As part of the ieiMedia study abroad program in 2016, we were fortunate enough to have a local instructor at the Alfaskolen Norwegian school named Lene Ness. Lene’s task was to introduce our students -- and me -- to Norwegian culture.
If you look for descriptions of the Norwegian people, they are said to be stoic and distant, difficult to make friends with. Lene helped guide us through some of the obstacles to making friends.
My favorite bit of her advice and the one I most use and have had great success with, deals with how you approach a Norwegian the first time. Here’s the key. Even though they seem to be painfully introverted, don’t make eye contact or small talk. They love to solve problems. So when you want to ask a Norwegian a question, make it into a problem they can solve. All of a sudden they are open and friendly.
Last week I walked into Neseblod, a famous record store/Black Metal Museum here in Oslo. I had ducked in only briefly twice last year. The woman behind the counter, Rebellica, recognized me immediately when I entered the other day.
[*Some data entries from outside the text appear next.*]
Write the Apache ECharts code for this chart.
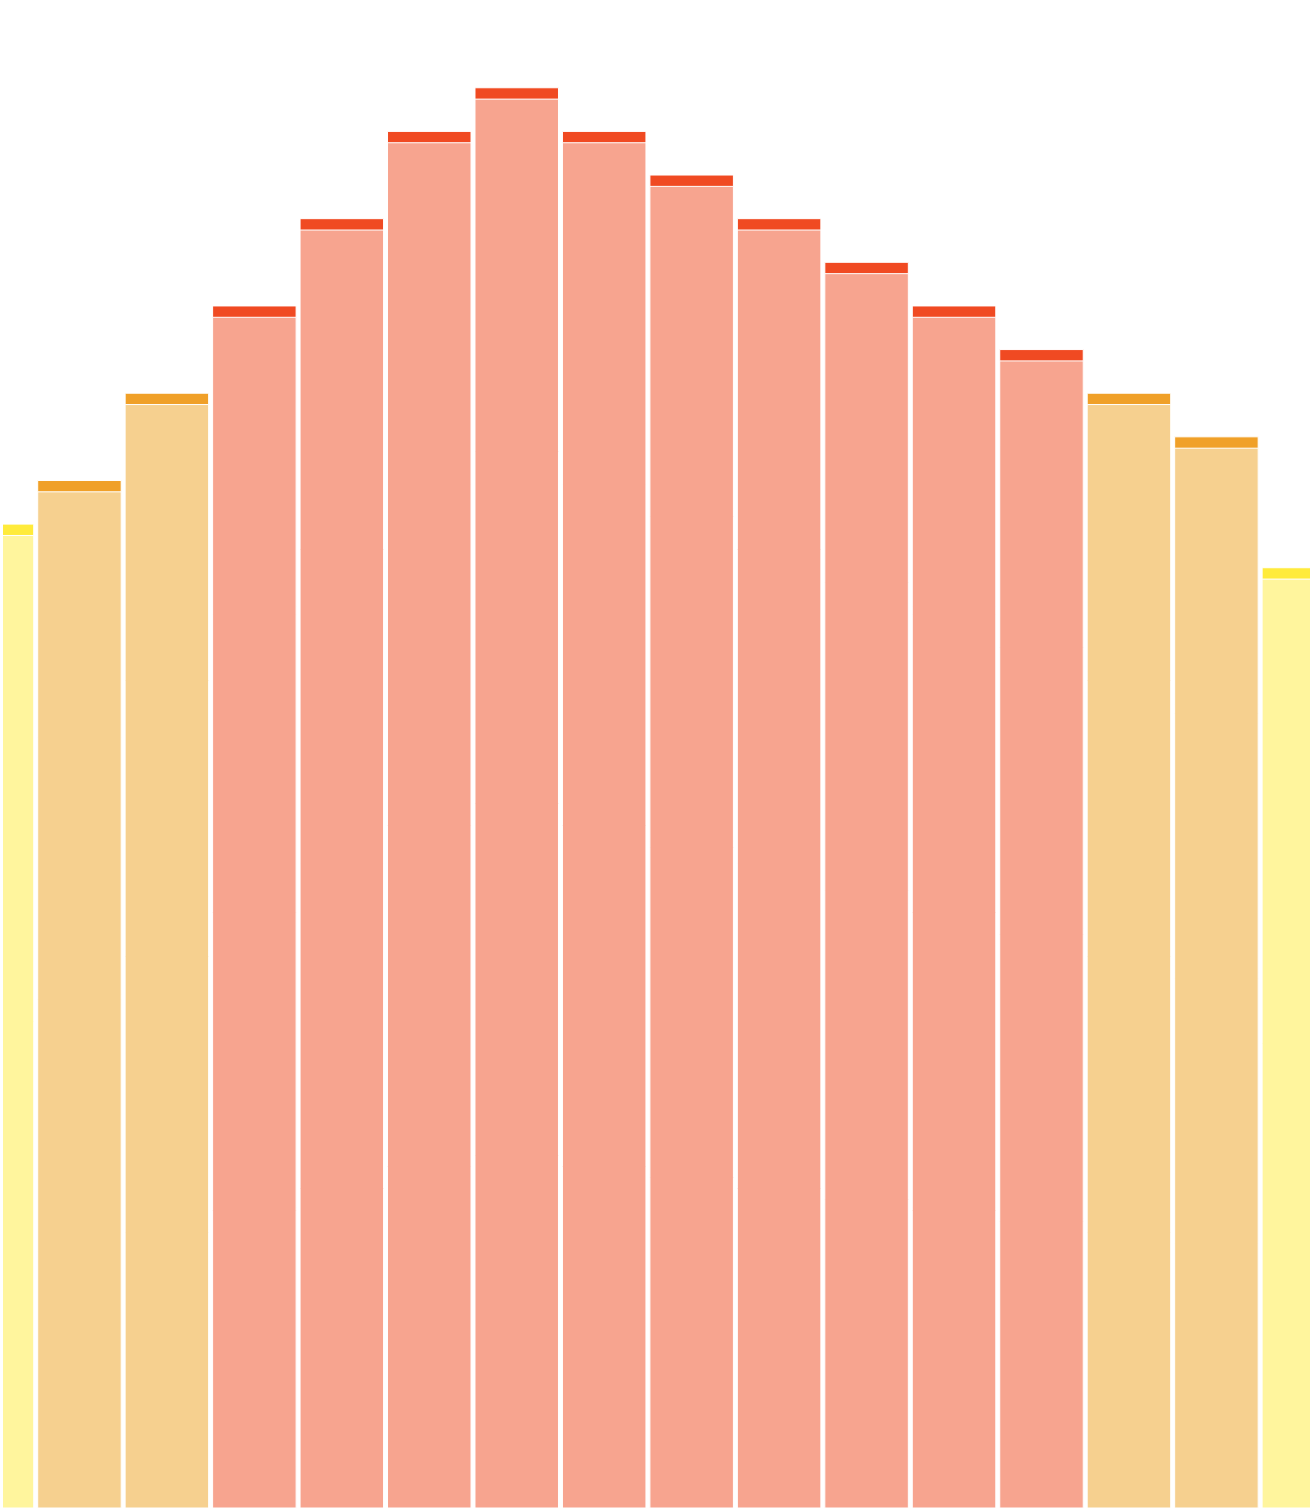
<!DOCTYPE html>
<html>
<head>
<meta charset="utf-8">
<script src="https://cdn.jsdelivr.net/npm/echarts@6/dist/echarts.min.js"></script>
<style>
  html, body { margin: 0; padding: 0; background: #ffffff; }
  /* the first and last bars are cut by the chart's own edges */
  #main { width: 1307px; height: 1508px; margin-left: 3px; }
</style>
</head>
<body>
<div id="main"></div>
<script>
var slots = [0, 1, 2, 3, 4, 5, 6, 7, 8, 9, 10, 11, 12, 13, 14, 15];
// top of each whole bar (dark cap included)
var tops = [23, 24, 26, 28, 30, 32, 33, 32, 31, 30, 29, 28, 27, 26, 25, 22];
// top of the light part of each bar
var bodies = [22.74, 23.74, 25.74, 27.74, 29.74, 31.74, 32.74, 31.74, 30.74, 29.74, 28.74, 27.74, 26.74, 25.74, 24.74, 21.74];

var chart = echarts.init(document.getElementById('main'), null, { renderer: 'canvas' });

function capColor(v) {
  if (v <= 23.5) return '#FFEB3B';
  if (v <= 26.5) return '#F0A028';
  return '#F04A22';
}
function bodyColor(v) {
  if (v <= 23.5) return '#FFF59D';
  if (v <= 26.5) return '#F6D08F';
  return '#F7A48F';
}

var capData = [], bodyData = [];
for (var i = 0; i < slots.length; i++) {
  capData.push({ value: [slots[i], tops[i]], itemStyle: { color: capColor(tops[i]) } });
  bodyData.push({ value: [slots[i], bodies[i]], itemStyle: { color: bodyColor(tops[i]) } });
}

var option = {
  backgroundColor: '#ffffff',
  animation: false,
  grid: { left: 0, right: 0, top: 0, bottom: 0, containLabel: false },
  xAxis: {
    type: 'value',
    min: 0.126,
    max: 15.07,
    show: false
  },
  yAxis: {
    type: 'value',
    min: 0.44,
    max: 35,
    show: false
  },
  series: [{
    name: 'cap',
    type: 'bar',
    barWidth: 84.5,
    barGap: '-100%',
    itemStyle: { borderColor: '#ffffff', borderWidth: 1 },
    data: capData
  }, {
    name: 'body',
    type: 'bar',
    barWidth: 84.5,
    barGap: '-100%',
    itemStyle: { borderColor: '#ffffff', borderWidth: 1 },
    data: bodyData
  }]
};
chart.setOption(option);
</script>
</body>
</html>
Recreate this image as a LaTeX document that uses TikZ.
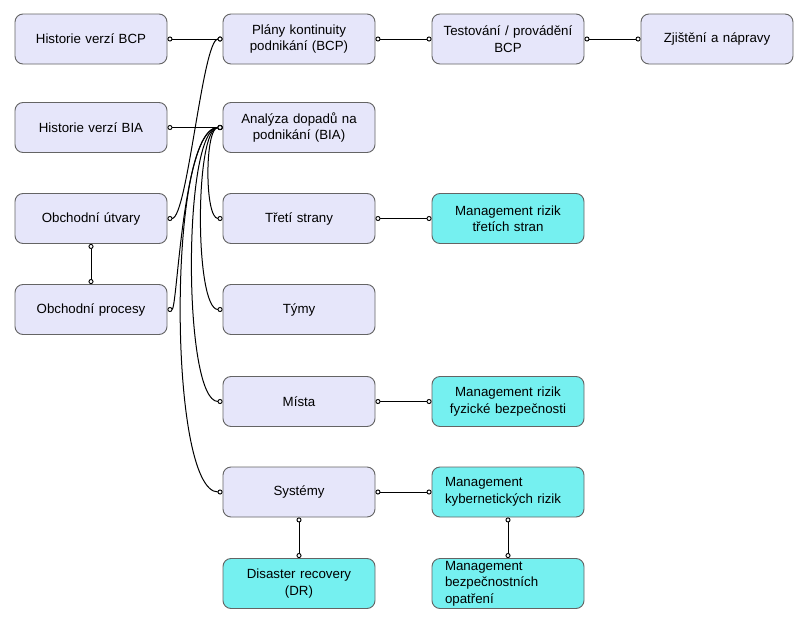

As Lene suggested last year I approached her with a problem. From what I’d read about the store, I’d been confused about its historical significance. Rebellica gave me a short, curt answer. After I left the store that day I remember telling one of the students that I didn’t think she liked non-metal heads and me in particular.
This had been just after Oslo’s huge Pride Parade last year, which closely followed the shootings at a gay nightclub in Orlando, Florida. Nearly everyone in the parade was wearing something black to acknowledge the atrocity. I had been wearing a black ribbon tied around my arm when I last stepped into Neseblod that day a year ago. Before I left the store I gave it to Rebellica. I was sure she didn’t like me and likely threw the ribbon away as soon as I left.
As I approached the other day, she turned, reached behind her and picked up the same ribbon from a hook on the wall where it had been hanging since I gave it to her. Largely because of Lene, my black ribbon is now part of a famous Black Metal museum. And I am known there. Even though I didn’t realize it at the time, Rebellica and I had bonded on some Norwegian level.
There are a couple of very funny and insightful books written by an expat, Julien S. Bourrelle, that go a long way to comically instruct outsiders about the ins and outs of the Norwegian social interaction. They are “The Social Guidebook to Norway,” books one and two.
I have a close friend, Mel Burford, who has lived in Bergen for the past two years with her Danish husband, Nils, and their two children. She was telling me a number of things she’s tried to get to know her neighbors, including a standing invitation to “Friday Night Meatballs” at their house. She’s invited many but enjoyed only minor success. I just today sent her a copy of Bourrelle’s first book.
Maybe she needs to send invitations indicating she has a problem she needs help with…too many meatballs for her family to eat.